With the release of new Extensible Business Reporting Language taxonomies and Microsoft’s announcement Dec. 6 that it used the technology to file its quarterly earnings report to the Securities and Exchange Commission, XBRL is proving it is mature enough to warrant widespread attention and adoption.
Microsoft is currently only one of 61 companies to voluntarily use XBRL to make SEC filings, said Rob Blake, senior director, Interactive Services, Bowne and Co., and a founding member of the XBRL consortium, founded in 1999 to develop and maintain the language. Those companies include Bowne itself, as well as Ford, General Electric and Infosys, Blake said. The Federal Deposit Insurance Corporation has also been using XBRL for two years, Blake said. “Every financial institution in the U.S. that’s regulated by the FDIC has been using this language” to submit financial information to the FDIC, he said.
But some in the financial services industry already speculate that the SEC is leaning towards mandating the use of the language in reporting and filings.
Congress mandates that the SEC review public companies’ financial information once every three years, a law that in 2005 meant the SEC received more than 750,000 filings, said Blake. “The SEC is desperately in need of a technology solution to help them do their jobs,” he said.

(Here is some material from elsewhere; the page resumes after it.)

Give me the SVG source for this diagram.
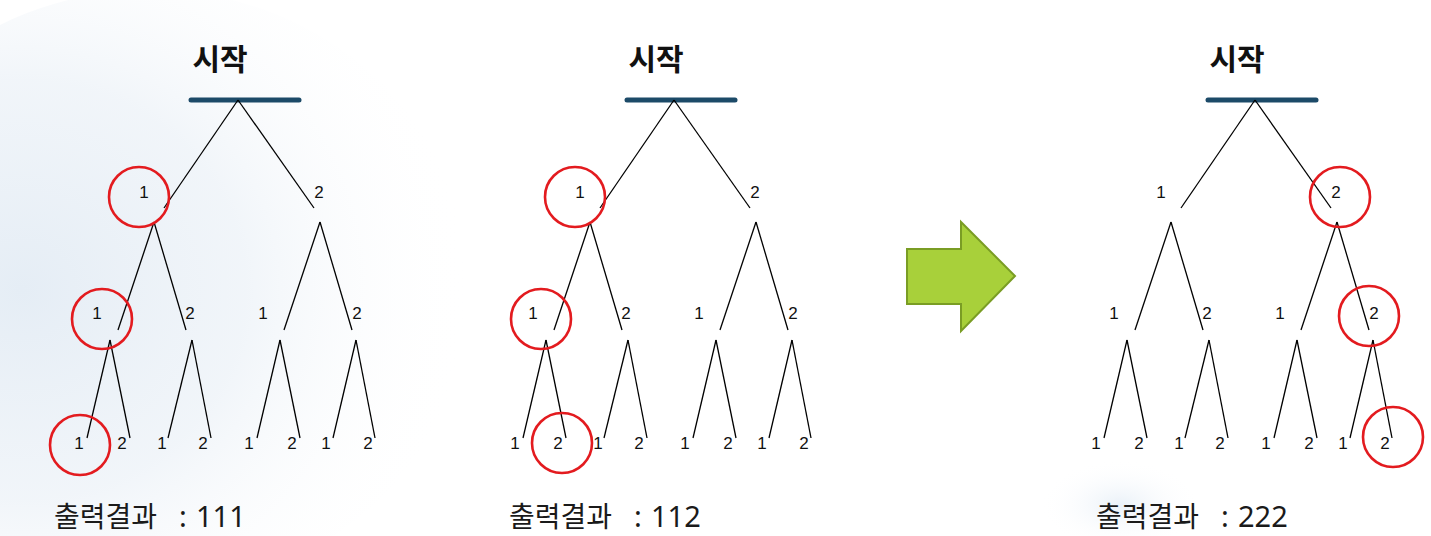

XBRL is likened to an XML schema, or digital “bar code,” said Blake, which lets companies represent their data in a format easily and quickly understood and processed by computers. The language ensures that companies can accurately transmit financial data internally and to investors, analysts and the SEC. The new taxonomies, based on GAAP (Generally Accepted Accounting Principles) and released Dec. 5, broaden and deepen the types of data to which XBRL can be applied, making the language more accessible for companies across a broader industry spectrum.
The SEC’s chairman, Christopher Cox, and XBRL advocates like Blake are hopeful that the new taxonomies and growing awareness will push the language toward widespread adoption.
Blake said that although the language had been in use since 1999, barriers to widespread adoption still remain. One of the largest hurdles to overcome, Blake said, was the impact and upheaval companies felt when Sarbanes-Oxley legislation was passed and enforced.
“Companies are afraid of the ‘rip-and-replace’ mentality,” Blake said. Coming so closely on the heels of Sarbanes-Oxley legislation, which required a substantial amount of infrastructure, time and personnel investment, any attempt to mandate use of XBRL might generate resistance, he said. “Obviously this is not brand-new technology, but it can be disruptive,” Blake said. “[Sarbanes-Oxley] left a bit of a negative aftertaste, and that’s why the chairman could be reluctant to use the word ‘mandate.'”
But XBRL is beneficial both for the industry, for investors and for companies, whether or not use is mandatory, Blake said. Standardizing data reporting using the language can ensure the accuracy of financial data, which can help investors, analysts and shareholders more efficiently gauge a company’s financial strength. Since financial data is tracked from its inception, it’s also easier to flag potential financial and accounting problems, he said.
While using the language won’t and can’t prevent another Enron or WorldCom-type financial scandal, the warning signs will be much clearer, he said. “Obviously, XBRL cannot prevent human deception,” Blake said. “But it can highlight the warning signs of financial misconduct sooner.”